O editorial da Folha criminalizando os manifestantes trocou os fascistas de lugar. Por Kiko Nogueira

Atualizado em 3 de setembro de 2016 às 23:29
Ele pacificou seu país
Ele pacificou seu país

 

O editorial da Folha criminalizando as pessoas que estão protestando contra Temer, intitulado “Fascistas à solta”, contém, além de uma dose de inumanidade, uma tenebrosa inversão histórica.

Uma estudante perdeu a visão no olho esquerdo na pancadaria da PM na Paulista. Dois fotógrafos foram presos e a câmera de um deles foi destruída.

Nem uma palavra sobre eles. Antes, quem está exercendo seu direito constitucional de espernear são “soldados da arruaça”, que “se infiltram em protestos de esquerda, cujas lideranças têm medo de repudiá-los. Além de danificar propriedade pública e privada, agridem a polícia com o objetivo de provocar retaliação”.

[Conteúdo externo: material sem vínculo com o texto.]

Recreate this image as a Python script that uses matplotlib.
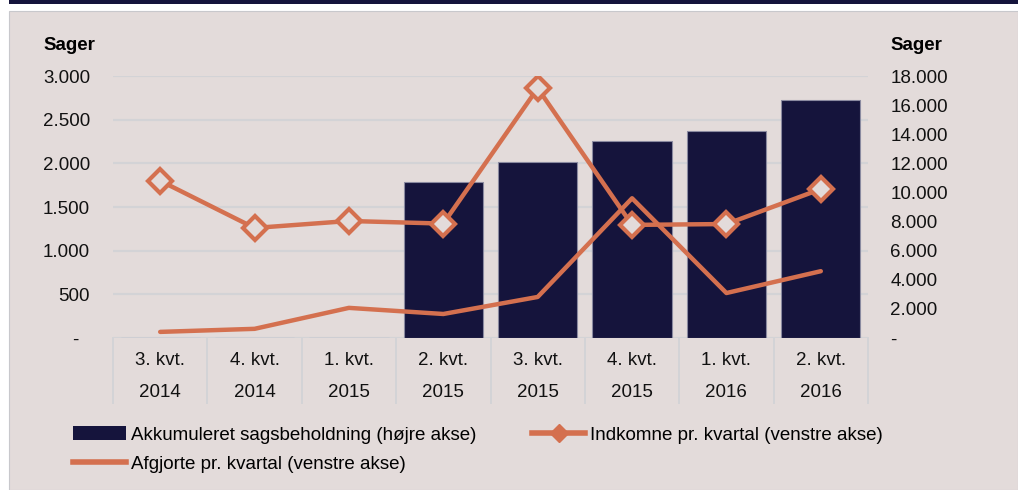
import numpy as np
import matplotlib.pyplot as plt
from matplotlib.lines import Line2D
from matplotlib.patches import Rectangle

plt.rcParams['font.family'] = ['Liberation Sans', 'DejaVu Sans']

kvartaler = ["3. kvt.", "4. kvt.", "1. kvt.", "2. kvt.", "3. kvt.", "4. kvt.", "1. kvt.", "2. kvt."]
aar = ["2014", "2014", "2015", "2015", "2015", "2015", "2016", "2016"]
beholdning = [0, 0, 0, 10730, 12060, 13530, 14220, 16350]
indkomne = [1800, 1260, 1340, 1310, 2860, 1295, 1305, 1705]
afgjorte = [70, 105, 345, 275, 470, 1600, 515, 765]

bg = '#e3dbda'
navy = '#15143c'
orange = '#d4704f'
grid_c = '#d3d3d6'
fs = 13.5


def fmt(v):
    if v == 0:
        return "-"
    return "{:,.0f}".format(v).replace(",", ".")


fig = plt.figure(figsize=(10.18, 4.9), dpi=100)
fig.patch.set_facecolor('white')
fig.patches.append(Rectangle((9/1018, 0), 1 - 9/1018, 1 - 11/490, transform=fig.transFigure,
                             facecolor=bg, edgecolor='#c8c8cc', lw=0.8, zorder=-10))
fig.patches.append(Rectangle((9/1018, 1 - 4/490), 1 - 9/1018, 4/490, transform=fig.transFigure,
                             facecolor=navy, edgecolor='none', zorder=-10))

ax = fig.add_axes([113/1018, 1 - 338/490, 755/1018, 262/490])
ax2 = ax.twinx()
ax.set_zorder(ax2.get_zorder() + 1)
ax.patch.set_visible(False)
ax2.patch.set_visible(False)

x = np.arange(len(kvartaler))

# bars on right axis
for g in range(0, 3001, 500):
    ax2.axhline(g * 6, color=grid_c, lw=1.6, zorder=0)
ax2.bar(x, beholdning, width=0.84, color=navy, edgecolor='#8a8aa0', lw=0.8, zorder=2)
ax2.set_ylim(0, 18000)
ax2.set_yticks(range(0, 18001, 2000))
ax2.set_yticklabels([fmt(v) for v in range(0, 18001, 2000)])

# lines on left axis
ax.plot(x, afgjorte, color=orange, lw=3.2, solid_capstyle='round', zorder=3)
ax.plot(x, indkomne, color=orange, lw=3.2, marker='D', ms=12, mfc=bg, mec=orange, mew=3,
        zorder=4)
ax.set_ylim(0, 3000)
ax.set_xlim(-0.5, len(x) - 0.5)
ax.set_yticks(range(0, 3001, 500))
ax.set_yticklabels([fmt(v) + ("  " if v == 0 else "") for v in range(0, 3001, 500)])
ax.set_xticks([])

for a in (ax, ax2):
    for s in a.spines.values():
        s.set_visible(False)
    a.tick_params(axis='y', length=0, labelsize=fs, colors='#111111')
ax.tick_params(axis='y', pad=16.5)
ax2.tick_params(axis='y', pad=16)

# category table under the axis
sep_y = -(403 - 338) / 262
for b in np.arange(-0.5, len(x), 1.0):
    ax.add_line(Line2D([b, b], [0, sep_y], transform=ax.get_xaxis_transform(),
                       color=grid_c, lw=1.4, clip_on=False))
for i in x:
    ax.text(i, -(360 - 338) / 262, kvartaler[i], transform=ax.get_xaxis_transform(),
            ha='center', va='center', fontsize=fs, color='#111111')
    ax.text(i, -(392 - 338) / 262, aar[i], transform=ax.get_xaxis_transform(),
            ha='center', va='center', fontsize=fs, color='#111111')

fig.text(43/1018, 1 - 45/490, "Sager", fontsize=fs, fontweight='bold', ha='left', va='center')
fig.text(890/1018, 1 - 45/490, "Sager", fontsize=fs, fontweight='bold', ha='left', va='center')

h_bar = Rectangle((0, 0), 1, 1, facecolor=navy, edgecolor='none')
h_afg = Line2D([], [], color=orange, lw=4)
h_ind = Line2D([], [], color=orange, lw=4, marker='D', ms=9, mfc=orange, mec=orange)
fig.legend([h_bar, h_afg, h_ind],
           ["Akkumuleret sagsbeholdning (højre akse)", "Afgjorte pr. kvartal (venstre akse)",
            "Indkomne pr. kvartal (venstre akse)"],
           loc='upper left', bbox_to_anchor=(73/1018, 1 - 426/490), ncol=2, frameon=False,
           fontsize=fs, handlelength=2.8, handletextpad=0.28, columnspacing=3.0,
           labelspacing=0.6, borderpad=0, borderaxespad=0, handleheight=0.8)

fig.savefig("out.png", dpi=100, facecolor=fig.get_facecolor())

São “grupelhos extremistas”, “psicóticos, simplórios e agentes duplos”. Etc. Claro que aparecem também os bichos papões dos black blocs.

Certamente há gente disposta a partir para a porrada. Mas é notório que os protestos se descontrolam a partir da absoluta incompetência da Tropa de Choque para lidar com esse tipo de situação.

Em janeiro, Walter Forster, ouvidor-adjunto das polícias do Estado de São Paulo, em entrevista ao próprio jornal, apontou que a postura da corporação “deveria ser um pouco mais serena e um pouco menos conturbada (…). Para mim ficou bem claro, em várias ocasiões, a polícia já exacerbada, tensa”.

Mais estranha, porém, é a inversão de papeis. O comportamento desses “milicianos, dispostos a impor seu ponto de vista pela truculência e pela intimidação, merece antes o epíteto de fascista”.

Fascista, repito.

“Democracias incapazes de reprimir os fanáticos da violência são candidatas a repetir a malfadada República de Weimar, na Alemanha dos anos 1930, tragada pela violência de rua até dar lugar à pior ditadura que jamais houve.”

No excelente “Apoiando Hitler”, o historiador Robert Gellately conta como o alemão comum deu suporte a Hitler, de cara, por ele ter combatido e dado cabo do que se convencionou chamar “caos social” no começo de sua cavalgada, em 1933.

Industriais, empresários, a imprensa, todo o establishment o agradeceu por trazer a paz. Prometeu “limpar as ruas” de baderneiros e cumpriu— depois, como se sabe, não parou mais.

O nazifascismo estava na “lei e ordem” e não na desordem. Uma democracia tem de conviver com as demandas das ruas ou não é democracia. O fascismo mora em quem diz que quer “pacificar” a nação.